Selon le Ministre des Finances, le prêt du FMI vise surtout à équilibrer la balance des paiements. Le système fiscale tunisien reste défaillant selon lui mais les solutions sont ur le long terme. Selon lui, les biens et les sociétés confisquées sont une solution pour combler le déficit (voir encadré ci-dessous) mais que tout ne peut être vendu maintenant car on serait tenter de brader les prix. Le gouverneur a quant à lui expliqué que seul la partie du prêt qui pourrait affecter le budget de l’Etat serait soumis à l’ANC mais pas pour le moment. Il a insisté sur la fait que le prêt ne porterait pas « atteinte à la souveraineté » du pays mais aussi que c’était la seule alternative, la Tunisie ne pouvant plus emprunter aux pays voisins.
Les débats sur le prêt du FMI se poursuivent jeudi 23 mai de 9 h à 13h.

Le montant des biens confisqués toujours inconnu.

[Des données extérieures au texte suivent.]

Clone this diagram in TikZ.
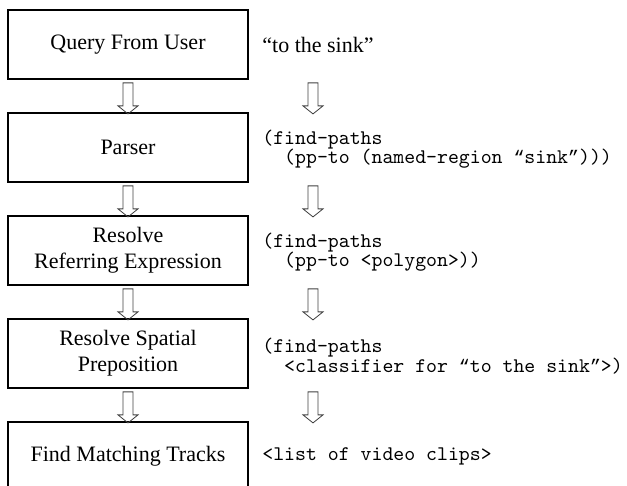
\documentclass[tikz,border=0pt]{standalone}
\usepackage{fontspec}
\setmainfont{Liberation Serif}
\newfontfamily\qfont{Liberation Mono}
\newcommand\myoq{{\qfont\fontsize{9.1}{9.8}\selectfont “}}
\newcommand\mycq{{\qfont\fontsize{9.1}{9.8}\selectfont ”}}
\usetikzlibrary{calc}
\begin{document}
\begin{tikzpicture}[x=0.5pt,y=-0.5pt,
  box/.style={draw=black,line width=0.9pt,minimum width=120pt,minimum height=34.5pt,
    inner sep=0pt,align=center,font=\fontsize{11}{13.2}\selectfont},
  lbl/.style={anchor=west,inner sep=0pt,font=\fontsize{11}{12.6}\selectfont},
  code/.style={anchor=west,inner sep=0pt,align=left,font=\fontsize{10.4}{9.8}\selectfont\ttfamily},
  arrowline/.style={draw=black!75,line width=0.4pt,line join=miter},
  harrow/.pic={\draw[arrowline] (-5,0) -- (5,0) -- (5,23) -- (10,23) -- (0,31) -- (-10,23) -- (-5,23) -- cycle;}
]
\useasboundingbox (0,0) rectangle (627,486);
% boxes
\node[box] (b1) at (128,44.5) {Query From User};
\node[box] (b2) at (128,147.5) {Parser};
\node[box] (b3) at (128,250.5) {Resolve\\Referring Expression};
\node[box] (b4) at (128,353.5) {Resolve Spatial\\Preposition};
\node[box] (b5) at (128,456.5) {Find Matching Tracks};
% right-hand texts
\node[lbl] (t1) at (262,44.5) {“to the sink”};
\node[code] (t2) at (262,149) {(find-paths\\\phantom{xx}(pp-to (named-region \myoq sink\mycq)))};
\node[code] (t3) at (262,252) {(find-paths\\\phantom{xx}(pp-to <polygon>))};
\node[code] (t4) at (262,356) {(find-paths\\\phantom{xx}<classifier for \myoq to the sink\mycq>)};
\node[code] (t5) at (262,456) {<list of video clips>};
% block arrows between steps
\foreach \a in {b1,b2,b3,b4}{
  \pic at ($(\a.south)+(0,3)$) {harrow};
  \pic at ($(\a.south)+(185,3)$) {harrow};
}
\end{tikzpicture}
\end{document}
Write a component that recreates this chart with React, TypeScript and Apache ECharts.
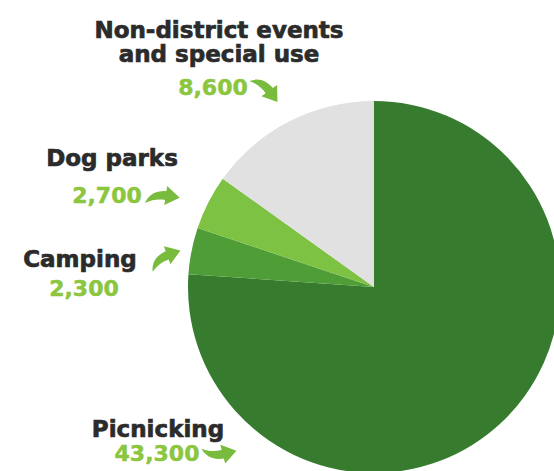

Le Ministre des finances également a été auditionné au sein de la commission de la réforme administrative et de la lutte contre la corruption le 15 mai à l’ANC. Moins médiatisée que la plénière sur le FMI, cette audition est pourtant liée dans la mesure où elle a dressé un état des lieux des avancées sur les dossiers traitant de la corruption sous l’ancien régime. Les dossiers concernés étaient ceux allant du 24 août 2012 au 15 avril 2013. Le ministre a énuméré les sommes confisquées tels que les biens meubles ou immeubles vendus et les parts revendues Mais il a aussi évoqué des problèmes de coordination entre les commissions de confiscation et le nombre croissant des sociétés concernées par les confiscations. Les questions des élus ont une fois de plus concerné l’audit des banques publiques nécessaire pour évaluer réellement l’impact du régime Ben Ali en matière de corruption. Une autre élue, Aiche Dhaoudi d’Ennahdha, a demandé quel sort serait réservé aux biens confisqués dans le programme gouvernemental. Sur l’audit des banques, le ministre a déclaré que l’appel d’offres déposé à ce sujet s’était avéré infructueux et il n’a pas pu donné un montant global des biens confisqués. Il a seulement estimé à 20 milliards le montant de la vente aux enchères des biens de Ben Ali mais sans dire si ce montant avait été atteint à la fin de la vente.